Over 80 ADAPT activists were arrested for civil disobedience at the White House while several women of ADAPT camped outside and protested on the lawn of Ivanka Trump. The women blocked the street and chanted until Ivanka came home to see the activists supporting mothers and women.
 

The second day of Action took ADAPT to the FDA White Oak Campus in White Oak, Maryland. Activists demanded that Scott Gottlieb, the FDA Director, immediately stop the torture of disabled Americans by finalizing the FDAs proposed rules banning the use of shocking devices. Over 80 ADAPTER’S were arrested at this site as well.

The United Nations has condemned as torture the use of “aversives” on disabled people who are forced to attend the Judge Rotenberg Center (JRC) in Canton, Massachusetts. ADAPT held a protest last October in which over 200 advocates occupied the entrance to the JRC. ADAPT is known for its work to end institutionalization and its promotion life in the community and its leadership see this as part of that larger project.

ADAPT marching in Washington DC

“We cannot stand idly by while our brothers and sisters at the Rotenberg center are tortured right here on American soil,” Said Bruce Darling an organizer with ADAPT. “No person should be tortured just because they are disabled, which is what the FDA is allowing by refusing to ban these devices!”

The so-called ‘aversives’ that JRC uses include painful electric shocks from a device more powerful than a police taser, to control disabled people's behavior and punish them for something as small as getting out of seat without permission. Jennifer Msumba, a JRC survivor, has called the shocks “a stinging, ripping, and pulling pain that froze time.”
In 2014, the FDA proposed regulations which would ban the use of these electrical shock devices. The FDA has failed to finalize the rule, however, despite significant public comment from the disability community. 


Our final day of action ended with direct grassroots support for disability rights.

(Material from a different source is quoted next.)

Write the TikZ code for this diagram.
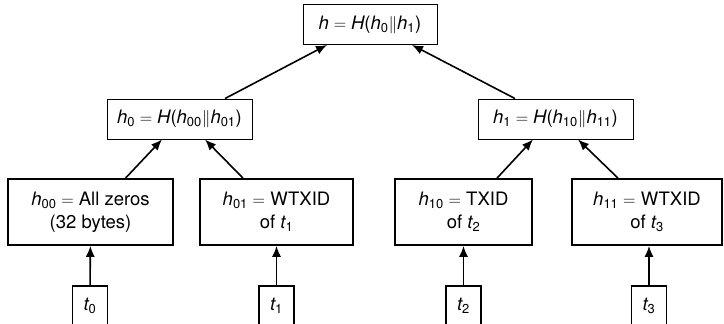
\documentclass[tikz,border=0pt]{standalone}
\usepackage{amsmath}
\usepackage{fontspec}
\setmainfont{TeX Gyre Heros}
\usetikzlibrary{arrows.meta}
% sans italic variables with upright sans indices
\newcommand{\vr}[1]{\text{\itshape #1}}
\newcommand{\ix}[2]{\vr{#1}_{\text{#2}}}
\newcommand{\lp}{\text{(}}
\newcommand{\rp}{\text{)}}
\begin{document}
\begin{tikzpicture}[x=1pt,y=-1pt,
  every node/.style={font=\fontsize{18.5}{23}\selectfont, align=center, inner sep=0pt},
  hashbox/.style={draw, line width=0.9pt, minimum height=40pt},
  leafbox/.style={draw, line width=1.7pt, minimum height=66pt},
  txbox/.style={draw, line width=1.7pt, minimum width=35pt, minimum height=40pt},
  link/.style={line width=1.6pt, -{Latex[length=11pt,width=9pt]}}]
\useasboundingbox (0,0) rectangle (724,324);

% root and inner hashes
\node[hashbox, minimum width=134pt] (root) at (370,24.5) {$\vr{h}=\vr{H}\lp\ix{h}{0}\Vert \ix{h}{1}\rp$};
\node[hashbox, minimum width=145pt] (h0) at (179.5,119) {$\ix{h}{0}=\vr{H}\lp\ix{h}{00}\Vert \ix{h}{01}\rp$};
\node[hashbox, minimum width=155pt] (h1) at (555.5,119) {$\ix{h}{1}=\vr{H}\lp\ix{h}{10}\Vert \ix{h}{11}\rp$};

% leaf hashes
\node[leafbox, minimum width=165pt] (h00) at (90.5,212) {$\ix{h}{00}=$ All zeros\\(32 bytes)};
\node[leafbox, minimum width=153pt] (h01) at (276.5,212) {$\ix{h}{01}=$ WTXID\\of $\ix{t}{1}$};
\node[leafbox, minimum width=137pt] (h10) at (463.5,212) {$\ix{h}{10}=$ TXID\\of $\ix{t}{2}$};
\node[leafbox, minimum width=150pt] (h11) at (647,212) {$\ix{h}{11}=$ WTXID\\of $\ix{t}{3}$};

% transactions
\node[txbox] (t0) at (90,306) {$\ix{t}{0}$};
\node[txbox] (t1) at (276.5,306) {$\ix{t}{1}$};
\node[txbox] (t2) at (463.5,306) {$\ix{t}{2}$};
\node[txbox] (t3) at (649,306) {$\ix{t}{3}$};

% connectors
\draw[link] ([xshift=45.5pt]h0.north) -- ([xshift=-43pt]root.south);
\draw[link] ([xshift=-40.5pt]h1.north) -- ([xshift=42pt]root.south);
\draw[link] ([xshift=35pt]h00.north) -- ([xshift=-17.5pt]h0.south);
\draw[link] ([xshift=-33.5pt]h01.north) -- ([xshift=25.5pt]h0.south);
\draw[link] ([xshift=33.5pt]h10.north) -- ([xshift=-22.5pt]h1.south);
\draw[link] ([xshift=-29pt]h11.north) -- ([xshift=22.5pt]h1.south);
\draw[link] (t0) -- (h00);
\draw[link] (t1) -- (h01);
\draw[link] (t2) -- (h10);
\draw[link] (t3) -- (t3 |- h11.south);
\end{tikzpicture}
\end{document}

In order to rally your elected officials sometimes you have to meet them on their territory. I talked to Bob Corker’s, Steve Cohen’s, and Lamar Alexander’s staff. I asked them to support the Disability Integration Act (DIA) Senate Bill S 910 and House Bill HR 2472.
Attending an ADAPT action is a life changing experience. People with disabilities took over the city and let everyone know that disability rights are civil rights; especially elected officials. 


Anytime you are different in the world, it's a fight. To see an entire community of people with disabilities having a good time and supporting each other really is affirming to me. We are meant to be whom we are. Human rights are disability rights. There is much work to be done to reach liberation for all people and there is equality for all. 


There is something we can all do to help humanity. We can write senators and representatives. We can donate, volunteer, speaking up, help out, giving back, or march in the street. 


Good work is just good work.  I have to say I had many reservations about going to an action. Action days are grueling and it’s no way to describe an ADAPT action. I enjoyed meeting so many people and also talking to congressional and senate staffers the most.  


The biggest surprise in all for me was how well the actions are organized with safety being a chief concern and that I manually pushed myself for miles all across DC. 

Timothy Redd and Congresswoman Maxine Waters

One event stands out; as I was in the Rayburn building, I looked down the hall and I saw Congresswoman Maxine Waters. It was a pleasure to talk to her and get a picture as well. 


We the community of people with disabilities are powerful when we come together and there is no greater testament of that power until you experience an ADAPT party. To see so many enthusiastic people fighting for our civil rights was humbling, eye opening, and exciting.